Exactly and only the lines from the one containing "Write a Python" through the one containing "freq = list(range(0, 512, 2))" belong in your copy. Pictures do not.

Information shown –
|---|
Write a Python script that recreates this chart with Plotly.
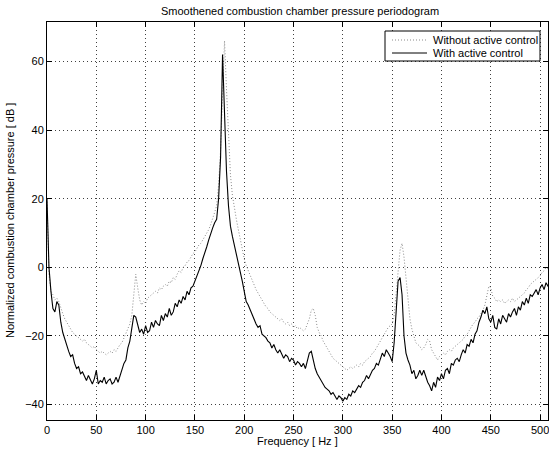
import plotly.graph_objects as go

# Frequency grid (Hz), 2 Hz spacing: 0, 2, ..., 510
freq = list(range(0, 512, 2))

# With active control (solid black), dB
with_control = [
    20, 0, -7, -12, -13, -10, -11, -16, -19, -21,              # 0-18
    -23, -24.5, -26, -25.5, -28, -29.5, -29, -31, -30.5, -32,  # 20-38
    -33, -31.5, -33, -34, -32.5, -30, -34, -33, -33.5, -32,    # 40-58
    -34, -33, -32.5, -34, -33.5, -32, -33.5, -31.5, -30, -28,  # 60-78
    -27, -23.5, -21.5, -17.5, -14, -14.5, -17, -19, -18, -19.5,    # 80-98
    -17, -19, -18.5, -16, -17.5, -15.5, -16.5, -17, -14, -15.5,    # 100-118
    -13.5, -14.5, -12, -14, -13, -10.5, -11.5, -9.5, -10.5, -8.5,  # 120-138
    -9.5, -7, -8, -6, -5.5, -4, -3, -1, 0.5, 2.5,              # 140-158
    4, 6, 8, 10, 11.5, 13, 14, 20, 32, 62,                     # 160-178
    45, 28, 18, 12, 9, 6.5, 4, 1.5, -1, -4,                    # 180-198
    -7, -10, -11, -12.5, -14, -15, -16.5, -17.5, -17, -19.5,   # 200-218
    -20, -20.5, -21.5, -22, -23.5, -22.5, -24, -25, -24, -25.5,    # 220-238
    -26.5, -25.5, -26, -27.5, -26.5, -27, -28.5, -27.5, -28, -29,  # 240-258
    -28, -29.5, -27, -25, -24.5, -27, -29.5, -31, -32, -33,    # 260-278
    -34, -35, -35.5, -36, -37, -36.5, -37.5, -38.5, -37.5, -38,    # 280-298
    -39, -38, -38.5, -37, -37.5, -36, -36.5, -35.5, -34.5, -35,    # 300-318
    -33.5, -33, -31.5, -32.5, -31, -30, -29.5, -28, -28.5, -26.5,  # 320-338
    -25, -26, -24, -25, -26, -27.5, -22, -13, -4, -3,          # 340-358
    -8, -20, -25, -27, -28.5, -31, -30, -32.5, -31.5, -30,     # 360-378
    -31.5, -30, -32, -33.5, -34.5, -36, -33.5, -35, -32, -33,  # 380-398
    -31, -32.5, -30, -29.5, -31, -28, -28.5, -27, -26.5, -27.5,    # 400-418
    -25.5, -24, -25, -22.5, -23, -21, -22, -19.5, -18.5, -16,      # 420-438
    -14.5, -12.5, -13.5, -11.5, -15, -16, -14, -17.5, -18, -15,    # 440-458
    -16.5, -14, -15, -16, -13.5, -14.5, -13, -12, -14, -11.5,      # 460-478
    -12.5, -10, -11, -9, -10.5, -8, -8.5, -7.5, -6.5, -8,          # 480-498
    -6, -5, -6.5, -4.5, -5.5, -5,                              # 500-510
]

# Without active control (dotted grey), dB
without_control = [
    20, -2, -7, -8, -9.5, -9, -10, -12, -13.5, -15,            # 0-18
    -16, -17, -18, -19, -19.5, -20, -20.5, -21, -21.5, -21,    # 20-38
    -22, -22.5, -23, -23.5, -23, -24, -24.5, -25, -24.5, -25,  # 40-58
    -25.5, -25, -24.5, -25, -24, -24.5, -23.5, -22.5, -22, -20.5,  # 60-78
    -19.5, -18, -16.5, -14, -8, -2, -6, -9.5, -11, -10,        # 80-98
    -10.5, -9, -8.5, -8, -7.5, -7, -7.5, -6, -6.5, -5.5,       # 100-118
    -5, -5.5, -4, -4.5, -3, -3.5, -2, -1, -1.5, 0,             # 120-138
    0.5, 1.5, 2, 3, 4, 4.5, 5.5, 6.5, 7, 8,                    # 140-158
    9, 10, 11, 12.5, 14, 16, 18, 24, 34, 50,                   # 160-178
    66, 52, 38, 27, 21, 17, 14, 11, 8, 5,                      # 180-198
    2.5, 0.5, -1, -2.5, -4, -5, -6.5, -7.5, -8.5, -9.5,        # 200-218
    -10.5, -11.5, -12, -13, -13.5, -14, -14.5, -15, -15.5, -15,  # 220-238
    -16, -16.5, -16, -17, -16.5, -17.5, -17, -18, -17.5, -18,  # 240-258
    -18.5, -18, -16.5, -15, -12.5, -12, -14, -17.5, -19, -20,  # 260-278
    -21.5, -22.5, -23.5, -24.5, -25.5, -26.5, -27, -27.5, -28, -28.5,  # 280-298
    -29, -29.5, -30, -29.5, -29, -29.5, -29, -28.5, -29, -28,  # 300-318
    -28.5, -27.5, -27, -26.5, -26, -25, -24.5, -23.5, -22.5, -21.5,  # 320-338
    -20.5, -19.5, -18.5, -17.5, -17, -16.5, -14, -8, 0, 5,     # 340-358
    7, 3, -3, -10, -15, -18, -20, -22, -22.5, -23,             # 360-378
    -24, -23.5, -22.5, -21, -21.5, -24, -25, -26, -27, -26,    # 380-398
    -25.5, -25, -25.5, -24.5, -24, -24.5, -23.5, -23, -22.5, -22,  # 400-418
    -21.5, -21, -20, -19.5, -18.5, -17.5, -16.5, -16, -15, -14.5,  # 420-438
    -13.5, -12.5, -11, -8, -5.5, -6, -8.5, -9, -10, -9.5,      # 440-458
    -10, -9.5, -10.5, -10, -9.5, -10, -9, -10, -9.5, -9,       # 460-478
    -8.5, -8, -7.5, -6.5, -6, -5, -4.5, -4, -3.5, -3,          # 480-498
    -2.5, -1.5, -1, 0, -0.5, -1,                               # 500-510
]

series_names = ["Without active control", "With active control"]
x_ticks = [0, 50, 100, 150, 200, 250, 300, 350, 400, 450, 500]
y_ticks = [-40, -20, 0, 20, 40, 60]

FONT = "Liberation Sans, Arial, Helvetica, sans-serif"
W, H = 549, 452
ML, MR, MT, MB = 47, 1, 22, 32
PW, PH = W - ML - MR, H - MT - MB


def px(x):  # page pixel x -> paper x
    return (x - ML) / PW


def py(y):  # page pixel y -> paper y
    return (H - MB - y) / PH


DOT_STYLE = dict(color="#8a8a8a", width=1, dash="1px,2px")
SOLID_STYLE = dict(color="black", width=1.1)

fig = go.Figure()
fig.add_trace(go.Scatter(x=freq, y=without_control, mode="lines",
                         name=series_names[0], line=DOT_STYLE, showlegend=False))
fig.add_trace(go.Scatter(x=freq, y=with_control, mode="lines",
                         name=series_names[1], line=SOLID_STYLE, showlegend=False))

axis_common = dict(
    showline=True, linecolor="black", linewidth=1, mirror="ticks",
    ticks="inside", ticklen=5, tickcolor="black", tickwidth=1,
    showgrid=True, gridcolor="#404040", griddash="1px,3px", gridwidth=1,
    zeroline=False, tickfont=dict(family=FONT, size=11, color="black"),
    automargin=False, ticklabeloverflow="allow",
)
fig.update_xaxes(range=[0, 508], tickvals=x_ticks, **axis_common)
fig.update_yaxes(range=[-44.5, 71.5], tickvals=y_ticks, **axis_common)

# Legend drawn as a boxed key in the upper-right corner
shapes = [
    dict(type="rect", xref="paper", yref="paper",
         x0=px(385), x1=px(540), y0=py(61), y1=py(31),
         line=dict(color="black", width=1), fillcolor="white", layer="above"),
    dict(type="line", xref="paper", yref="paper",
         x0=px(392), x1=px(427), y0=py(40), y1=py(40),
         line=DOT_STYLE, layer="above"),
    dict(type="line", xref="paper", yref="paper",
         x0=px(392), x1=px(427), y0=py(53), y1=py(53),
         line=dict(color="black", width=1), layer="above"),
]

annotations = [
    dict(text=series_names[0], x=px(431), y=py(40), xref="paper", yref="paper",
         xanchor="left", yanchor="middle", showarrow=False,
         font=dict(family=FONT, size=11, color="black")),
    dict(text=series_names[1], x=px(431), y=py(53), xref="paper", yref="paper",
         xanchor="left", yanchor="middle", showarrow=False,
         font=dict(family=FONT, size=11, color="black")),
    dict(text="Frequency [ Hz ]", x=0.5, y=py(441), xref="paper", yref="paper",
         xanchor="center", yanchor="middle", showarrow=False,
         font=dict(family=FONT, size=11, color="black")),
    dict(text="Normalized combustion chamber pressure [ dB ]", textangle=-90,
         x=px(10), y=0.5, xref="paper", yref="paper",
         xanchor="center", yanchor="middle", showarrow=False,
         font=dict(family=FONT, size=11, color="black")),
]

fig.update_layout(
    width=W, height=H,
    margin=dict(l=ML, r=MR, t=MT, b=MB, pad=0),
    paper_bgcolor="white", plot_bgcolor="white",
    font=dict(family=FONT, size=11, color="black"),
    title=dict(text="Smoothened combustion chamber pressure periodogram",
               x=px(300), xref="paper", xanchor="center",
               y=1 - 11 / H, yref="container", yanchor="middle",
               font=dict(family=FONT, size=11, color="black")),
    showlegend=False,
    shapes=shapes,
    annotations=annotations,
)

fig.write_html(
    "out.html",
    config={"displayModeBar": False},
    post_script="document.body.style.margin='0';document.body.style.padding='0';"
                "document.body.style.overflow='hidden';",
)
|---|
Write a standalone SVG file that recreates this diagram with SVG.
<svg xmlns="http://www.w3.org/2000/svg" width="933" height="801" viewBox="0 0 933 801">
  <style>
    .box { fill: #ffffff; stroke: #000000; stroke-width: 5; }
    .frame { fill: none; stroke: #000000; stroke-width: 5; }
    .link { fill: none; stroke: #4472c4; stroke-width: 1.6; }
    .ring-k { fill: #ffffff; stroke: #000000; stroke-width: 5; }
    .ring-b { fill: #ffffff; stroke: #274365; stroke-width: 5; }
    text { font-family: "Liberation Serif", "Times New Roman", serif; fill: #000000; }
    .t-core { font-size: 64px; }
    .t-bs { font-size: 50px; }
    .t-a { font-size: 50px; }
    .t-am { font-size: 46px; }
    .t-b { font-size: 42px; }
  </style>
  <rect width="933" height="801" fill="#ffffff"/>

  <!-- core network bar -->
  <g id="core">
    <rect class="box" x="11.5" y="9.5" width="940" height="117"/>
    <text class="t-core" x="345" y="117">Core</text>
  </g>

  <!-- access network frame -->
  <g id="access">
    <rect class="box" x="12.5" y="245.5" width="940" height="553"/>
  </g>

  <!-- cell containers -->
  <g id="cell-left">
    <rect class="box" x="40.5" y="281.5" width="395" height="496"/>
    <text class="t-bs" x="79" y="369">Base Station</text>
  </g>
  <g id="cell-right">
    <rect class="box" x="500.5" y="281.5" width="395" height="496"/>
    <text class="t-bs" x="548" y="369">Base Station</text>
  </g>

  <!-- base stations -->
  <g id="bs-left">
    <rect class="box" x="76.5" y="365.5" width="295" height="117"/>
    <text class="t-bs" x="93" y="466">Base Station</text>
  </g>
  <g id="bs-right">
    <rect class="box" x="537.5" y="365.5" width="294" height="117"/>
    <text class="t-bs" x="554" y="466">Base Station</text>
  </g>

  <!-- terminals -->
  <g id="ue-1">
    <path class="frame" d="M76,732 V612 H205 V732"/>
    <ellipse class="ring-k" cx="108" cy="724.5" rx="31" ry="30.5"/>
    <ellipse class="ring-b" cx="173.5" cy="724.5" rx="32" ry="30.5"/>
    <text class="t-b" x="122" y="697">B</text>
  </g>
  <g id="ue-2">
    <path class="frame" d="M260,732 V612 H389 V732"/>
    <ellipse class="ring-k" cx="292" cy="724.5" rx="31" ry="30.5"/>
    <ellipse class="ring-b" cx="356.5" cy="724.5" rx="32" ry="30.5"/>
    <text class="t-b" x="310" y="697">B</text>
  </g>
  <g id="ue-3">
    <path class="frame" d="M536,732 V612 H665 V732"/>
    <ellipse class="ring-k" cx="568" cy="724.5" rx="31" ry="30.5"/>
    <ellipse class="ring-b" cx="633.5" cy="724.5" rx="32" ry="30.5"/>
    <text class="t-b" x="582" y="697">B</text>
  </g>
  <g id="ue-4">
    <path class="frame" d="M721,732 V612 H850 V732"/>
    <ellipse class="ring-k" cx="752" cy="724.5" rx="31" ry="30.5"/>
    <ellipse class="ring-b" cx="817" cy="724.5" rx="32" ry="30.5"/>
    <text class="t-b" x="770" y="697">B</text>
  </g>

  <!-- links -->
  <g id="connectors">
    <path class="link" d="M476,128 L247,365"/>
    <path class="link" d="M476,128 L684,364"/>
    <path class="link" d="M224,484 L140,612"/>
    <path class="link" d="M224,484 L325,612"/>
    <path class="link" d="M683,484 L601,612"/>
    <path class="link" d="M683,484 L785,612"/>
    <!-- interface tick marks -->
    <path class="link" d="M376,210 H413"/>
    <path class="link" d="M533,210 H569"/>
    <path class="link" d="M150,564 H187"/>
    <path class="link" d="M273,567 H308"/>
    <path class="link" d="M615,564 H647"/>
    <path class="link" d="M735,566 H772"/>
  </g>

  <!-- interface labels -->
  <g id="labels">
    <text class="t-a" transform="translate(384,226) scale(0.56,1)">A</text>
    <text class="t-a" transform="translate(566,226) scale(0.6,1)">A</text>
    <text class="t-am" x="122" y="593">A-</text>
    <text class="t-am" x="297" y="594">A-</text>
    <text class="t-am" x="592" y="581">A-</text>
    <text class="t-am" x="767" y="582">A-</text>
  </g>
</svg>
|---|
Solution –
Write a Python script that recreates this chart with Plotly.
import plotly.graph_objects as go

# Frequency grid (Hz), 2 Hz spacing: 0, 2, ..., 510
freq = list(range(0, 512, 2))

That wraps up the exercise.